On 21 January Archbishop Antonio Franco was nominated apostolic nuncio to Israel and Cyprus and apostolic delegate to Jerusalem and Palestine. 69 year-old Franco, originally from Puglianello (BN), a priest since 1960, entered the Vatican diplomatic service in 1972. He successively served in the pontifical representations in Bolivia, Iran, France and in the Permanent Mission of the UN in New York. Since 1988 he has worked in the second section of the Secretariat of State. Nominated archbishop and apostolic nuncio to the Ukraine in 1992, he was nuncio to the Philippines from 1999.
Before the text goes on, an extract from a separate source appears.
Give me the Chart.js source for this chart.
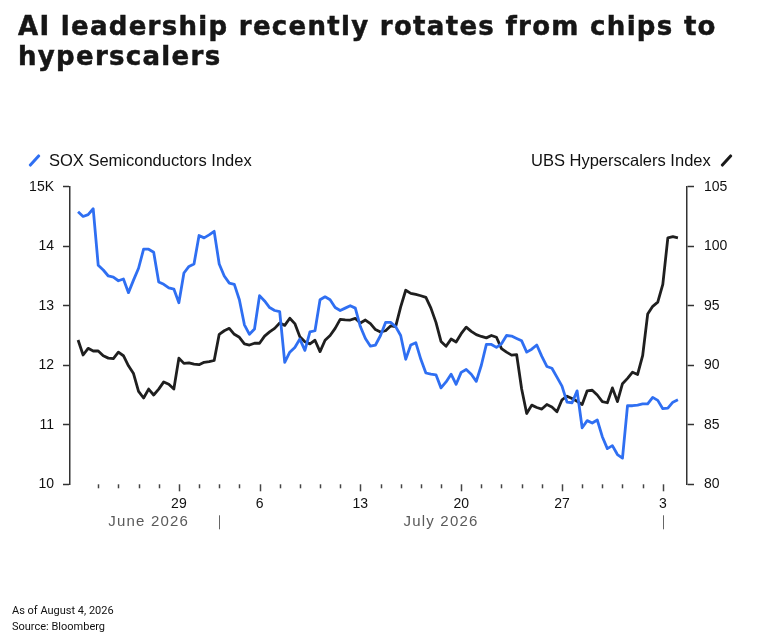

On 24 January Nicola Girasoli was nominated archbishop and nuncio to Zambia and Malawi. 49 year-old Girasoli, originally from Ruvo di Puglia (BA), a priest since 1980, entered the diplomatic service of the Holy See in 1985. He worked in the nunciatures in Indonesia and in Australia and in the first section of the Secretariat of State: successively in the pontifical representations in Hungary, Belgium, the United States of America and, finally, in Argentina.


Books
Secularization, nihilism and western society

Marked by two “collapses”, that of the Berlin Wall and that of the World Trade Center, the modern age is afflicted by the clash of civilizations. Massimo Borghesi in his last book, Secolarizzazione e Nichilismo [Secularization and Nihilism tr.], analyzes the factors at play in the conflict that has flared up in the last ten years, in an attempt to uncover its ideological-religious roots.